Islam in Russia

By 2020, Muslims are expected to account for one-fifth of the population.

Grand Mufti of Russia Sheikh Rawil Gaynetdin
Grand Mufti of Russia Sheikh Rawil Gaynetdin speaks during an interview in Moscow, Russia on March 06, 2018.[Photo/Anadolu]

The Muslim community in Russia continues to grow, having reached 25 million, according to the grand mufti of Russia, Sheikh Rawil Gaynetdin.  

In a recent interview, Gaynetdin has told Anadolu news agency that the Muslim community in Russia is indigenous and continues to grow in acceptance with Russia’s other faiths.

Russian Muslims

  • Growth factors: Now 25 million people strong, Gaynetdin attributed the growth in Muslim population two main factors: the high birth rate among Muslim families, and through the arrival of people from Central Asia.

  • Origin: “Islam came to Russia in the seventh century. Followers of our Prophet Muhammad came to Russia 22 years after he left earthly life.”

  • “They came to a city that is currently known as Derbent, it is in Southern Dagestan. And the first Adhan, call to worship, in Russia, was made on the lands of Dagestan,” the mufti said.
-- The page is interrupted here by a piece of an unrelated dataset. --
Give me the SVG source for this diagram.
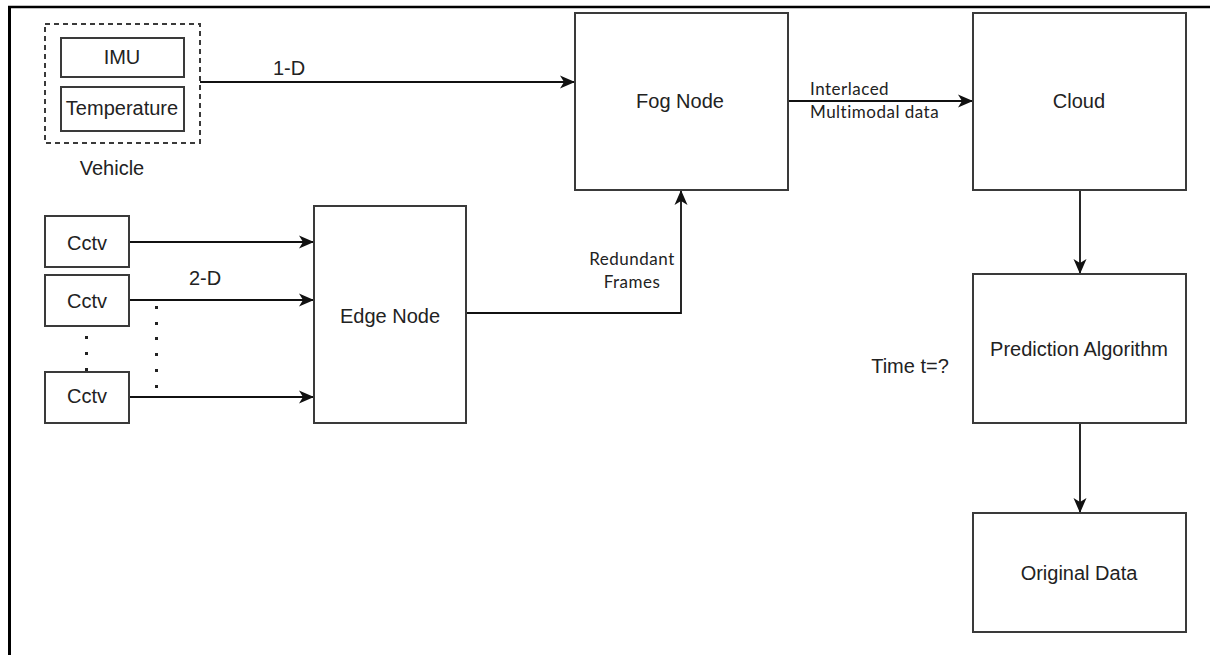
<svg xmlns="http://www.w3.org/2000/svg" width="1210" height="655" viewBox="0 0 1210 655">
<style>
.box{fill:#fff;stroke:#3a3a3a;stroke-width:2}
.dash{fill:none;stroke:#3a3a3a;stroke-width:2;stroke-dasharray:5 4}
.lbl{font-family:"Liberation Sans",Arial,sans-serif;font-size:20px;fill:#222;text-anchor:middle}
.sm{font-family:Lato,"Noto Sans",sans-serif;font-size:17px;fill:#222;letter-spacing:0.5px}
.con{fill:none;stroke:#111;stroke-width:1.8}
.dot{fill:#222}
</style>
<defs>
<marker id="arr" markerUnits="userSpaceOnUse" markerWidth="16" markerHeight="14" refX="15" refY="7" orient="auto">
<path d="M0,0.5 L15,7 L0,13.5 L4,7 z" fill="#111"/>
</marker>
</defs>
<rect width="1210" height="655" fill="#fff"/>
<g id="frame">
<line x1="8" y1="7" x2="1210" y2="7" stroke="#000" stroke-width="2.5"/>
<line x1="9.5" y1="6" x2="9.5" y2="655" stroke="#000" stroke-width="3"/>
</g>
<g id="connectors">
<path class="con" d="M200,82 H575" marker-end="url(#arr)"/>
<path class="con" d="M129,242 H314" marker-end="url(#arr)"/>
<path class="con" d="M129,300 H314" marker-end="url(#arr)"/>
<path class="con" d="M129,397 H314" marker-end="url(#arr)"/>
<path class="con" d="M466,313 H681 V190" marker-end="url(#arr)"/>
<path class="con" d="M788,101 H973" marker-end="url(#arr)"/>
<path class="con" d="M1080,190 V274" marker-end="url(#arr)"/>
<path class="con" d="M1080,423 V513" marker-end="url(#arr)"/>
<text class="lbl" x="289" y="75">1-D</text>
<text class="lbl" x="205" y="285">2-D</text>
<text class="sm" x="810" y="95">Interlaced</text>
<text class="sm" x="810" y="118">Multimodal data</text>
<text class="sm" x="632" y="265" text-anchor="middle">Redundant</text>
<text class="sm" x="632" y="288" text-anchor="middle">Frames</text>
<text class="lbl" x="910" y="373">Time t=?</text>
</g>
<g id="dots">
<rect class="dot" x="85" y="336" width="3" height="3"/>
<rect class="dot" x="85" y="352" width="3" height="3"/>
<rect class="dot" x="85" y="368" width="3" height="3"/>
<rect class="dot" x="155" y="306" width="3" height="3"/>
<rect class="dot" x="155" y="322" width="3" height="3"/>
<rect class="dot" x="155" y="337" width="3" height="3"/>
<rect class="dot" x="155" y="353" width="3" height="3"/>
<rect class="dot" x="155" y="369" width="3" height="3"/>
<rect class="dot" x="155" y="385" width="3" height="3"/>
</g>
<g id="vehicle">
<rect class="dash" x="45" y="24" width="155" height="119"/>
<text class="lbl" x="112" y="175">Vehicle</text>
</g>
<g id="imu">
<rect class="box" x="61" y="38" width="123" height="39"/>
<text class="lbl" x="122" y="64">IMU</text>
</g>
<g id="temperature">
<rect class="box" x="61" y="87" width="123" height="44"/>
<text class="lbl" x="122" y="115">Temperature</text>
</g>
<g id="cctv1">
<rect class="box" x="45" y="216" width="84" height="51"/>
<text class="lbl" x="87" y="250">Cctv</text>
</g>
<g id="cctv2">
<rect class="box" x="45" y="275" width="84" height="51"/>
<text class="lbl" x="87" y="308">Cctv</text>
</g>
<g id="cctv3">
<rect class="box" x="45" y="372" width="84" height="51"/>
<text class="lbl" x="87" y="403">Cctv</text>
</g>
<g id="edge-node">
<rect class="box" x="314" y="206" width="152" height="217"/>
<text class="lbl" x="390" y="323">Edge Node</text>
</g>
<g id="fog-node">
<rect class="box" x="575" y="13" width="213" height="177"/>
<text class="lbl" x="680" y="108">Fog Node</text>
</g>
<g id="cloud">
<rect class="box" x="973" y="13" width="213" height="177"/>
<text class="lbl" x="1079" y="108">Cloud</text>
</g>
<g id="prediction">
<rect class="box" x="973" y="274" width="213" height="149"/>
<text class="lbl" x="1079" y="356">Prediction Algorithm</text>
</g>
<g id="original-data">
<rect class="box" x="973" y="513" width="213" height="119"/>
<text class="lbl" x="1079" y="580">Original Data</text>
</g>
</svg>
  • More than 58 peoples, nationalities and ethnic groups have historically practised Islam, Gaynetdin said.

  • Regional concentration: Sheikh Gaynetdin said most Muslims in the country live in the Moscow region and other major metropolitan areas such as St Petersburg and Yekaterinburg.
  • There is also a high concentration of followers of Islam in the regions where Islamic states were located before the formation of a single Russian state; today, these regions are Tatarstan, Bashkortostan, the republics of the North Caucasus, the mufti said.

  • Official recognition: He also noted that Islam was declared as the state religion in one of the states located in the territory of present-day Russia – in the Volga Bulgaria, in 922, which was 66 years earlier than the acceptance of Orthodox Christianity as the state religion of Kievan Rus.

  • He said the number of Muslims was also mentioned in the population census.

  • Composition: The majority of Russian Muslims are Sunnis of Hanafi school of thought but there are also some Sunnis of Shafi’i school and Shia, Gaynetdin said.

  • “Russian Shias are mainly Azeris and Tajiks from Pamir and they are small in number. Most Shias live in Derbent, southern Dagestan.

  • “In Moscow, only one community is registered as Shia,” he said.

Community Organisation

“In Russia, there are three federal centres and we believe that this is the best option for the management of Muslim religious affairs in Russia,” the mufti said.

  • In Moscow, there is the Council of Muftis of Russia 

  • The Muslim Spiritual Authority is in the city of Ufa.

  • The Muslim Spiritual Authority is in the Caucasus, which acts as the coordination centre of Muslims in the North Caucasus.

  • United Ummah: “We do not divide Muslims into Shias and Sunnis, for us they are all members of the United Muslim Ummah [community],” Gaynetdin said.

  • When guests from the Middle East visit Russia, they say ties within the Russian Ummah were exemplary, the Mufti explained.

  • No pope: “Islam is a very democratic religion, we do not have one hierarchy like in Christianity.”

  • “There is no pope or Ecumenical Patriarch for Islam. In Islam, each country has its own spiritual institutionalisation.”

Nationalist sentiment

In a 2007 interview, Damir Gizatullin, from the Council of Muftis, discounted the rise of hostile nationalist sentiment.

  • Russia for Russians: “Some irresponsible politicians want to achieve electoral success by creating nationalist waves.”

  • “When they say Russia is for Russians, it’s a mistaken path that could lead to the break-up of the Russian Federation.”

  • Also in 2007, Alexander Belov, from the Movement Against Illegal Immigration, said: “History is a fight between races and religions.”

  • “It’s the law of nature … people are used to being with people like themselves, speaking the language their mothers taught them.”

  • If the trend continues, the Muslim population could outnumber ethnic Russians within 30 years.